I am using pyPdf module and in case the PDFs is not retriving any text, I am also using PDF Miner.
The problem is that for some of the files, no modules work, in the sense that no text is extracted from the PDF. I saw that some of them are scanned or only image PDF but some of them appear to have a constant structuture as the ones that can be parsed.
Here are the 2 functions I use, maybe I am missing something:
Using pyPdf
def getPDFContent(path):
content = ""
pdf = pyPdf.PdfFileReader(file(path, "rb"))
for i in range(0, pdf.getNumPages()):
content += pdf.getPage(i).extractText() + " "

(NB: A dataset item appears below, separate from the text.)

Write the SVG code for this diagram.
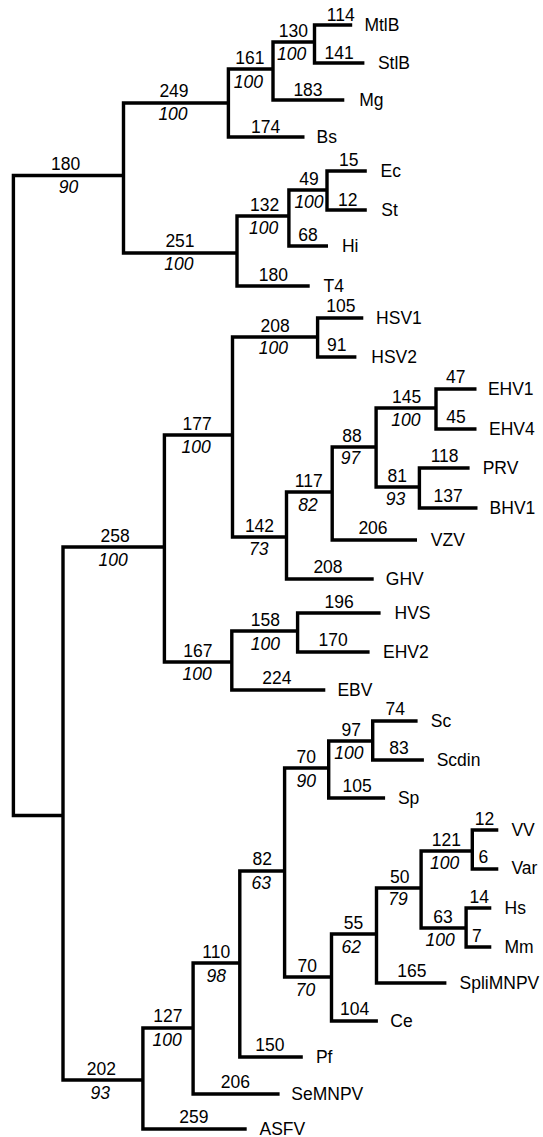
<svg xmlns="http://www.w3.org/2000/svg" width="543" height="1137" viewBox="0 0 543 1137">
<style>
text{font-family:"Liberation Sans",Arial,Helvetica,sans-serif;font-size:17.5px;fill:#000}
.n{text-anchor:middle}
.b{text-anchor:middle;font-style:italic}
.l{text-anchor:start}
.e{fill:none;stroke:#000;stroke-width:3.4;stroke-linejoin:miter;stroke-linecap:butt}
</style>
<rect width="543" height="1137" fill="#fff"/>
<g id="connectors" class="e">
<path d="M 123.5 175.5 H 13.4 V 815.5 H 63"/>
<path d="M 228.4 103 H 123.5 V 253 H 237"/>
<path d="M 273 69 H 228.4 V 137 H 304.5"/>
<path d="M 314.5 42 H 273 V 100 H 344.3"/>
<path d="M 352.2 25 H 314.5 V 63 H 364.4"/>
<path d="M 288.9 216 H 237 V 286 H 309.7"/>
<path d="M 327 190 H 288.9 V 246 H 328"/>
<path d="M 366.8 171 H 327 V 210 H 366.8"/>
<path d="M 164.4 547 H 63 V 1080 H 142.9"/>
<path d="M 232.5 435 H 164.4 V 662 H 231.8"/>
<path d="M 317.6 337 H 232.5 V 537 H 286.5"/>
<path d="M 363.3 318 H 317.6 V 357 H 356.4"/>
<path d="M 332.2 492 H 286.5 V 579 H 373.7"/>
<path d="M 376.1 447 H 332.2 V 540 H 417"/>
<path d="M 436 408 H 376.1 V 487 H 419.4"/>
<path d="M 476.5 389 H 436 V 429 H 476.5"/>
<path d="M 469.6 468 H 419.4 V 508 H 477.5"/>
<path d="M 297.6 631 H 231.8 V 690 H 325.3"/>
<path d="M 380.6 613 H 297.6 V 652 H 369.6"/>
<path d="M 193.1 1028 H 142.9 V 1129 H 246.7"/>
<path d="M 239.8 963 H 193.1 V 1094 H 279.6"/>
<path d="M 284.6 871 H 239.8 V 1057 H 302.8"/>
<path d="M 328.7 768 H 284.6 V 977 H 331.5"/>
<path d="M 372.7 741 H 328.7 V 798 H 385.1"/>
<path d="M 417.6 721 H 372.7 V 760 H 423.9"/>
<path d="M 376.5 934 H 331.5 V 1021 H 377.9"/>
<path d="M 421.1 888 H 376.5 V 983 H 446.4"/>
<path d="M 472.3 851 H 421.1 V 928 H 466.1"/>
<path d="M 498.3 830 H 472.3 V 869 H 498.3"/>
<path d="M 491.3 908 H 466.1 V 947 H 491.3"/>
</g>
<g id="internal-labels">
<g id="n180"><text class="n" x="65.7" y="170">180</text><text class="b" x="68.5" y="193">90</text></g>
<g id="n249"><text class="n" x="174" y="97">249</text><text class="b" x="173" y="120">100</text></g>
<g id="n161"><text class="n" x="249.8" y="64">161</text><text class="b" x="248.4" y="88">100</text></g>
<g id="n130"><text class="n" x="293.4" y="37">130</text><text class="b" x="291.7" y="60">100</text></g>
<g id="n251"><text class="n" x="180" y="247">251</text><text class="b" x="178.9" y="270">100</text></g>
<g id="n132"><text class="n" x="264.7" y="211">132</text><text class="b" x="263.7" y="234">100</text></g>
<g id="n49"><text class="n" x="309" y="185">49</text><text class="b" x="309" y="208">100</text></g>
<g id="n258"><text class="n" x="115.2" y="542">258</text><text class="b" x="113.1" y="566">100</text></g>
<g id="n177"><text class="n" x="197.2" y="430">177</text><text class="b" x="196.2" y="453">100</text></g>
<g id="n208"><text class="n" x="275.1" y="332">208</text><text class="b" x="273.4" y="354">100</text></g>
<g id="n142"><text class="n" x="259.5" y="532">142</text><text class="b" x="258.8" y="555">73</text></g>
<g id="n117"><text class="n" x="308.7" y="487">117</text><text class="b" x="308" y="511">82</text></g>
<g id="n88"><text class="n" x="351.9" y="442">88</text><text class="b" x="350.5" y="464">97</text></g>
<g id="n145"><text class="n" x="406.6" y="403">145</text><text class="b" x="405.9" y="426">100</text></g>
<g id="n81"><text class="n" x="397.2" y="482">81</text><text class="b" x="395.5" y="505">93</text></g>
<g id="n167"><text class="n" x="197.9" y="657">167</text><text class="b" x="197.2" y="680">100</text></g>
<g id="n158"><text class="n" x="265.4" y="626">158</text><text class="b" x="265.4" y="650">100</text></g>
<g id="n202"><text class="n" x="101.4" y="1075">202</text><text class="b" x="100.3" y="1099">93</text></g>
<g id="n127"><text class="n" x="167.8" y="1022">127</text><text class="b" x="167.1" y="1046">100</text></g>
<g id="n110"><text class="n" x="216.3" y="958">110</text><text class="b" x="216.3" y="982">98</text></g>
<g id="n82"><text class="n" x="262.3" y="865">82</text><text class="b" x="261.2" y="889">63</text></g>
<g id="n70a"><text class="n" x="306.2" y="763">70</text><text class="b" x="306.2" y="787">90</text></g>
<g id="n97"><text class="n" x="351.2" y="736">97</text><text class="b" x="348.8" y="759">100</text></g>
<g id="n70b"><text class="n" x="307.3" y="972">70</text><text class="b" x="305.5" y="996">70</text></g>
<g id="n55"><text class="n" x="353.6" y="929">55</text><text class="b" x="351.2" y="953">62</text></g>
<g id="n50"><text class="n" x="399.7" y="883">50</text><text class="b" x="397.9" y="905">79</text></g>
<g id="n121"><text class="n" x="446.4" y="846">121</text><text class="b" x="444.6" y="869">100</text></g>
<g id="n63"><text class="n" x="442.9" y="923">63</text><text class="b" x="440.1" y="946">100</text></g>
</g>
<g id="leaves">
<g id="MtlB"><text class="n" x="340.8" y="21">114</text><text class="l" x="364.4" y="31">MtlB</text></g>
<g id="StlB"><text class="n" x="339.1" y="59">141</text><text class="l" x="377.9" y="69">StlB</text></g>
<g id="Mg"><text class="n" x="308" y="96">183</text><text class="l" x="359.2" y="106">Mg</text></g>
<g id="Bs"><text class="n" x="265.7" y="133">174</text><text class="l" x="316.6" y="143">Bs</text></g>
<g id="Ec"><text class="n" x="348.8" y="166">15</text><text class="l" x="380.6" y="177">Ec</text></g>
<g id="St"><text class="n" x="347.8" y="206">12</text><text class="l" x="381.3" y="216">St</text></g>
<g id="Hi"><text class="n" x="308" y="241">68</text><text class="l" x="341.9" y="252">Hi</text></g>
<g id="T4"><text class="n" x="273.4" y="281">180</text><text class="l" x="323.5" y="292">T4</text></g>
<g id="HSV1"><text class="n" x="340.8" y="312">105</text><text class="l" x="376.1" y="324">HSV1</text></g>
<g id="HSV2"><text class="n" x="336.7" y="351">91</text><text class="l" x="371.3" y="363">HSV2</text></g>
<g id="EHV1"><text class="n" x="455.7" y="383">47</text><text class="l" x="487.9" y="395">EHV1</text></g>
<g id="EHV4"><text class="n" x="456" y="423">45</text><text class="l" x="489" y="435">EHV4</text></g>
<g id="PRV"><text class="n" x="444.6" y="462">118</text><text class="l" x="482.7" y="474">PRV</text></g>
<g id="BHV1"><text class="n" x="448.1" y="502">137</text><text class="l" x="489.6" y="514">BHV1</text></g>
<g id="VZV"><text class="n" x="373" y="534">206</text><text class="l" x="430.8" y="546">VZV</text></g>
<g id="GHV"><text class="n" x="328" y="573">208</text><text class="l" x="385.8" y="585">GHV</text></g>
<g id="HVS"><text class="n" x="339.1" y="608">196</text><text class="l" x="394.5" y="619">HVS</text></g>
<g id="EHV2"><text class="n" x="333.2" y="646">170</text><text class="l" x="383" y="658">EHV2</text></g>
<g id="EBV"><text class="n" x="276.8" y="684">224</text><text class="l" x="337.4" y="696">EBV</text></g>
<g id="Sc"><text class="n" x="395.2" y="715">74</text><text class="l" x="430.8" y="727">Sc</text></g>
<g id="Scdin"><text class="n" x="399" y="754">83</text><text class="l" x="436.7" y="766">Scdin</text></g>
<g id="Sp"><text class="n" x="357.1" y="792">105</text><text class="l" x="397.9" y="804">Sp</text></g>
<g id="VV"><text class="n" x="484.4" y="825">12</text><text class="l" x="511.4" y="836">VV</text></g>
<g id="Var"><text class="n" x="483.4" y="863">6</text><text class="l" x="511.4" y="874">Var</text></g>
<g id="Hs"><text class="n" x="479.2" y="903">14</text><text class="l" x="504.5" y="914">Hs</text></g>
<g id="Mm"><text class="n" x="476.8" y="942">7</text><text class="l" x="504.5" y="953">Mm</text></g>
<g id="SpliMNPV"><text class="n" x="411.8" y="977">165</text><text class="l" x="459.5" y="989">SpliMNPV</text></g>
<g id="Ce"><text class="n" x="354.7" y="1015">104</text><text class="l" x="390.3" y="1027">Ce</text></g>
<g id="Pf"><text class="n" x="269.9" y="1051">150</text><text class="l" x="315.9" y="1063">Pf</text></g>
<g id="SeMNPV"><text class="n" x="235.3" y="1088">206</text><text class="l" x="291.3" y="1100">SeMNPV</text></g>
<g id="ASFV"><text class="n" x="193.8" y="1123">259</text><text class="l" x="259.5" y="1135">ASFV</text></g>
</g>
</svg>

content = " ".join(content.replace(u"/xa0", " ").strip().split())
return content
mt = getPDFContent(filename).encode("ascii", "xmlcharrefreplace")
Using PDF Miner
def getPDFContent(path):
rsrcmgr = PDFResourceManager()
retstr = StringIO()
codec = 'utf-8'
laparams = LAParams()
device = TextConverter(rsrcmgr, retstr, codec=codec, laparams=laparams)
fp = file(path, 'rb')
interpreter = PDFPageInterpreter(rsrcmgr, device)
password = ""
maxpages = 0
caching = True
pagenos=set()
for page in PDFPage.get_pages(fp, pagenos, maxpages=maxpages, password=password,caching=caching, check_extractable=True):
interpreter.process_page(page)
retstr.write("nextpage")
text = retstr.getvalue()
fp.close()
device.close()
retstr.close()
return text